When you buy a tub of popcorn, you aren't really paying for the food. You are subsidizing the venue. You are paying rent for the seat, disguised as a transaction for a snack. It is a strange economic model, but it’s one we all tacitly agree to. We grumble about the price, but we pay it, because the movie doesn't feel "right" without it.

The pavlovian response

There is also a psychological element at play here. We have been conditioned, over nearly a century, to respond to the sensory inputs of a movie theater with hunger.

The theaters know this. It is why they pop the corn in the lobby rather than in a back kitchen. They vent the smell. It’s an olfactory trap.

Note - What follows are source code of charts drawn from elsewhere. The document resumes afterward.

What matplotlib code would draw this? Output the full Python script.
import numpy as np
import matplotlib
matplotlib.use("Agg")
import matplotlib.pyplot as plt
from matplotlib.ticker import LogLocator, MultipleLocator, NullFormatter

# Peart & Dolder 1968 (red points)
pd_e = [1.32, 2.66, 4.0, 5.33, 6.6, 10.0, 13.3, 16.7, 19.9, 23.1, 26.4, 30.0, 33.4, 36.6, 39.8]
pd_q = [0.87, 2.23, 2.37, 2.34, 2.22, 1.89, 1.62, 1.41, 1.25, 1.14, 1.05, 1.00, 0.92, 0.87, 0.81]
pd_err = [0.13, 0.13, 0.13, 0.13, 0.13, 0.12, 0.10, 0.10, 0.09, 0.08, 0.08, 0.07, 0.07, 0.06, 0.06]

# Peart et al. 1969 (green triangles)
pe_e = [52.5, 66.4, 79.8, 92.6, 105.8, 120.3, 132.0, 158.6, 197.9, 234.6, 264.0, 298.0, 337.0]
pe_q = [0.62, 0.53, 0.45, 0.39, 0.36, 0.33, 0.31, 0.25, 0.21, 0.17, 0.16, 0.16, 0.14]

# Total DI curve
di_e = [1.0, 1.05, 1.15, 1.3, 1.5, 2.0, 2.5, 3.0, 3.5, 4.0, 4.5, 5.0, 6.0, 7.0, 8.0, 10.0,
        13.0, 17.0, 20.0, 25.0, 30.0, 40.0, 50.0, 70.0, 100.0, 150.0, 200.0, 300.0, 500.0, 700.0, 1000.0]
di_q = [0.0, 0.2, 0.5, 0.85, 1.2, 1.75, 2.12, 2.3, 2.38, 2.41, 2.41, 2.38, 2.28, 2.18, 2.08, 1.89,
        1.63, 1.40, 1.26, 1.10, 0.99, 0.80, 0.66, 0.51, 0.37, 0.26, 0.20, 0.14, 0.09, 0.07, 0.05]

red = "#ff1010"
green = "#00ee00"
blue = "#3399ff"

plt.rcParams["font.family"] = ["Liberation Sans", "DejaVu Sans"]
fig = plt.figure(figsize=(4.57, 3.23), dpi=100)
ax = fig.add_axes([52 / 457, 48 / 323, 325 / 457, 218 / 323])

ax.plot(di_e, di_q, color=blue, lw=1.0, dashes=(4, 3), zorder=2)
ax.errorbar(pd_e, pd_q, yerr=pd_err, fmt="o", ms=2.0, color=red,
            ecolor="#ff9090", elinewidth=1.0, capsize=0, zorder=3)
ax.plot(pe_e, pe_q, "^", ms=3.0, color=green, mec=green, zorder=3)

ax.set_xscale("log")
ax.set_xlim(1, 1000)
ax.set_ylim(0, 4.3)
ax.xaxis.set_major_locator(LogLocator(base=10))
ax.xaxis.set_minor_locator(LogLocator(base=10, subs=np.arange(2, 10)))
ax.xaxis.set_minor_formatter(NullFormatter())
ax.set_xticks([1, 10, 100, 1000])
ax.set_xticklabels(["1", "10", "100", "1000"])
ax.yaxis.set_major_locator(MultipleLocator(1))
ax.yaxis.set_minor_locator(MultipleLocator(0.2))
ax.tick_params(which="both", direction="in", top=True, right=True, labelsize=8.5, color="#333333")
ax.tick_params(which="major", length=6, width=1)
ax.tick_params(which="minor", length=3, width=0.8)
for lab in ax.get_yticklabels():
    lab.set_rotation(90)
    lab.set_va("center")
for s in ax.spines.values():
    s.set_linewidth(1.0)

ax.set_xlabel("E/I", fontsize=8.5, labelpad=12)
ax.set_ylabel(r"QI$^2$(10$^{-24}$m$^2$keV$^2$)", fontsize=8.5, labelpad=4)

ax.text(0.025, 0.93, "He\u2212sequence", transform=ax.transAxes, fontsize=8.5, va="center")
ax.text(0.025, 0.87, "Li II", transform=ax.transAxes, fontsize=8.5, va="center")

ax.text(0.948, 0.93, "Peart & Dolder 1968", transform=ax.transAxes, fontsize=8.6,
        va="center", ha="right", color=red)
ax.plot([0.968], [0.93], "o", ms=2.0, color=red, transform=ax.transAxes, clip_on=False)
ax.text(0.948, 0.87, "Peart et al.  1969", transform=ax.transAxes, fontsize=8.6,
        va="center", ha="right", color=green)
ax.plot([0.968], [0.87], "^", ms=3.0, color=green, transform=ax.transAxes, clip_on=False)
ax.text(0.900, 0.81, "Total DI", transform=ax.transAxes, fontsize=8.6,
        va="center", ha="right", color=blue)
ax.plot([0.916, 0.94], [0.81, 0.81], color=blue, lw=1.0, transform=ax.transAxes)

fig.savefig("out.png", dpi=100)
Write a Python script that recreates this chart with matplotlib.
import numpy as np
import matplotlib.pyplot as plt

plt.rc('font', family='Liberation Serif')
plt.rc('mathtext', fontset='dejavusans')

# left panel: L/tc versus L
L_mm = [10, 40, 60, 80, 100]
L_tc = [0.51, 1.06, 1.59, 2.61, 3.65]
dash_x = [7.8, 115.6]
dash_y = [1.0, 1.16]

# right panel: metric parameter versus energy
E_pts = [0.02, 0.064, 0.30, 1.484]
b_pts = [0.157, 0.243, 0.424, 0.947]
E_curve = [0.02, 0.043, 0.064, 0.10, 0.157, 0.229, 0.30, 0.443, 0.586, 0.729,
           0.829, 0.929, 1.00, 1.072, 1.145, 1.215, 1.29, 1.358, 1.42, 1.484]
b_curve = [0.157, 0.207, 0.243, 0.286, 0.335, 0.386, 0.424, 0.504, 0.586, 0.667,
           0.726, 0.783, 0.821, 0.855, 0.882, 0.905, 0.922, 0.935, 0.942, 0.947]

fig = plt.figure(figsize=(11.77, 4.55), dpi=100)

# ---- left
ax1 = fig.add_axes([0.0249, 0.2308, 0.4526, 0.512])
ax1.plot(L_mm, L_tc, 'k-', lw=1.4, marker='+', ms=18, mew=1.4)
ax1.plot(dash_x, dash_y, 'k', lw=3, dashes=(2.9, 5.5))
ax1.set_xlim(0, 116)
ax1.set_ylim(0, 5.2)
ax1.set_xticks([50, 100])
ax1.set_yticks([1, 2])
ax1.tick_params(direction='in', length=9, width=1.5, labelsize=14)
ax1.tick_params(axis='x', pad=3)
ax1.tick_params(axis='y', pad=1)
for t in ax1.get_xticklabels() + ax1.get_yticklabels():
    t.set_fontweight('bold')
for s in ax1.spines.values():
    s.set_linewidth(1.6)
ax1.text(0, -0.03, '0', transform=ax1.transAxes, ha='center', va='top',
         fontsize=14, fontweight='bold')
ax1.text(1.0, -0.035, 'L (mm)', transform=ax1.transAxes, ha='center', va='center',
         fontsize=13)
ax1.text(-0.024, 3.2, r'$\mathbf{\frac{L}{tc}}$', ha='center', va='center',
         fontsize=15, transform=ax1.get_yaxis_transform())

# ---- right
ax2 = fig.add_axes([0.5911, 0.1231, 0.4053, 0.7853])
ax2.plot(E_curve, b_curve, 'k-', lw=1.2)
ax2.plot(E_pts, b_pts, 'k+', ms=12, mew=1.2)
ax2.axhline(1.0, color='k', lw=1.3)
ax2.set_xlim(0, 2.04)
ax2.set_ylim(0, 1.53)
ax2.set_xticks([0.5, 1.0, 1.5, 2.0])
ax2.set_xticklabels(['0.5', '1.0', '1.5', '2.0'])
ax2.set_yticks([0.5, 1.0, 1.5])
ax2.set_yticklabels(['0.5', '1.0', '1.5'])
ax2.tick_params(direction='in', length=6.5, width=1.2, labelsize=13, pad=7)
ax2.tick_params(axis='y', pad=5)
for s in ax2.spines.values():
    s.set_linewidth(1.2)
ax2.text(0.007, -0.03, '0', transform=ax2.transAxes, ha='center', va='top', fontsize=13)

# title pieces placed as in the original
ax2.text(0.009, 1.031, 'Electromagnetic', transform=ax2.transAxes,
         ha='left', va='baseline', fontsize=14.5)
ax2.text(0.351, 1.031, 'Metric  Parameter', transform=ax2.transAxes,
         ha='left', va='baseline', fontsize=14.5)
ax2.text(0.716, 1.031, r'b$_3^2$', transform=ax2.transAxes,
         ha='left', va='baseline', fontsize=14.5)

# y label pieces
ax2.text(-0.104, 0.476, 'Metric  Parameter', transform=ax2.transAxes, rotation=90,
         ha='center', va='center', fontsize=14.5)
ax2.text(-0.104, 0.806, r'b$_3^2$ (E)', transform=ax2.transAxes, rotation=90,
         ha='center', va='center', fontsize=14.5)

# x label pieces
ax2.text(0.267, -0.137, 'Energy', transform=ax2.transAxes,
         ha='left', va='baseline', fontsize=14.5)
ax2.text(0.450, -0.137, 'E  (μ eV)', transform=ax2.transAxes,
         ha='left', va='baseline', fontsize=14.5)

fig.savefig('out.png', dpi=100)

The scent of heated oil and salt bypasses the logical part of your brain that says, "I just ate dinner," and goes straight to the lizard brain that says, "I must consume the yellow clouds."

It has become a ritual. Humans love rituals. We like doing the same things in the same places. We sit in the dark, we stare at a flickering light, and we move our hands from a bucket to our mouths in a rhythmic trance. It grounds us. It connects us to the experience.

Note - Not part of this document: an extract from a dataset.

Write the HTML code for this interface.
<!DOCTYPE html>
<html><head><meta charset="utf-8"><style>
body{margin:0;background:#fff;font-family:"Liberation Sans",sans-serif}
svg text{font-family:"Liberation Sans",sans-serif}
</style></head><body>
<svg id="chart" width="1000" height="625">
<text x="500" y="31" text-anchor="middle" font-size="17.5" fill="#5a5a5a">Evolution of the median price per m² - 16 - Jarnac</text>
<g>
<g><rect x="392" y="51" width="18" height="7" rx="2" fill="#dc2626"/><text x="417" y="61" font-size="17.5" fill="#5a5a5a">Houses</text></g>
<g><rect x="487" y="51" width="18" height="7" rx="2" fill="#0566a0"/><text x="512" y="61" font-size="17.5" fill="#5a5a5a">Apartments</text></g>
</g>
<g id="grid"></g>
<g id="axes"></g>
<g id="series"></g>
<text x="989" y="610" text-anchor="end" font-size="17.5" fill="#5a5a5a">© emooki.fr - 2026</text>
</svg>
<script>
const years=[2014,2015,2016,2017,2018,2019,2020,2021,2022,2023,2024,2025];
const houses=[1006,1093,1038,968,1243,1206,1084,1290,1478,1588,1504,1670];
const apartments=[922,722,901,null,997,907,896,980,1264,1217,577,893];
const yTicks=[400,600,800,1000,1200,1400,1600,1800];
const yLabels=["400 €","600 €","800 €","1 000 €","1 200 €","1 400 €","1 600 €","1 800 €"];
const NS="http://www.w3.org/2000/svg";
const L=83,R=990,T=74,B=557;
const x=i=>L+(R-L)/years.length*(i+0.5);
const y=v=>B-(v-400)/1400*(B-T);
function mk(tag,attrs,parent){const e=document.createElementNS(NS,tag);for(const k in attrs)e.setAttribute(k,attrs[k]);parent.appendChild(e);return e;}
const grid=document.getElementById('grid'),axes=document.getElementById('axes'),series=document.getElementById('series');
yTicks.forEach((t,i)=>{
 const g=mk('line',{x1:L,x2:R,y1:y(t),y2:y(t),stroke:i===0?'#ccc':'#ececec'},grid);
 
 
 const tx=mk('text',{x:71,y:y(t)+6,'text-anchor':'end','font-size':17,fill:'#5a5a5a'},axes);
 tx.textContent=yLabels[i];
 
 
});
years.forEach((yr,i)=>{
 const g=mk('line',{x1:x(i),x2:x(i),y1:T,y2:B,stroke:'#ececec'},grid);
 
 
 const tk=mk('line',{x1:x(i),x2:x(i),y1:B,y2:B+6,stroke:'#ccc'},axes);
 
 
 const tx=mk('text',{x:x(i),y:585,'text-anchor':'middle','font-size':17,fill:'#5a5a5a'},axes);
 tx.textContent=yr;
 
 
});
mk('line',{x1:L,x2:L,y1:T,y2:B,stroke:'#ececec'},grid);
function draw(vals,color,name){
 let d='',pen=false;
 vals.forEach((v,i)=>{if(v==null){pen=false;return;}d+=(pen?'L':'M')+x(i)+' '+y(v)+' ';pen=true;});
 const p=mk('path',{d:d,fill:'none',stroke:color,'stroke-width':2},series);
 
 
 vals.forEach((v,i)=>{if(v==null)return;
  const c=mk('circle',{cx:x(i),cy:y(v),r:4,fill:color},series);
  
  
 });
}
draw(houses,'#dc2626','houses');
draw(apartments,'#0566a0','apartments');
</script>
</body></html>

Of course, the story doesn’t end at the box office. As television invaded homes in the mid-20th century, families everywhere wanted to re-create the theater experience without the sticky floors or the threat of someone kicking your seat during the big reveal. Popcorn, ever the adaptable snack, made the leap. First came stove-top popping—an exercise requiring impressive forearm strength and, inevitably, a few burned interpretations of “lightly toasted.” The watershed moment, however, arrived with the invention of microwave popcorn in the early 1980s—a marvel of food engineering that promised theater-style popcorn in three minutes or less, right in your living room, without ever worrying about a projectionist going rogue.

And so, the tradition endured: now, on couches across the world, we still reach for a bowl of popcorn before pressing play. The home movie night became its own small ritual, the sound of popping kernels in the next room a prelude to whatever cinematic adventure (or dubious rom-com) awaits. The craving, the crunch, the salty fingertips—they followed us home, as inevitable as the opening credits.

Three women watching a movie at home and eating popcorn.

The enduring crunch

It is funny to think that a snack once banned for being too low-class is now the primary reason movie theaters still exist.

The next time you are at the movies, take a moment to look at that overpriced bucket. It is a survivor. It outlasted the Great Depression, it survived sugar rationing, and it defeated the snobbery of the early 20th century. It is a humble agricultural product that conquered Hollywood.

I, for one, will keep buying it. I will complain about the price, I will drop several kernels down my shirt, and I will inevitably need a drink of water twenty minutes in because of the salt. But I wouldn't have it any other way.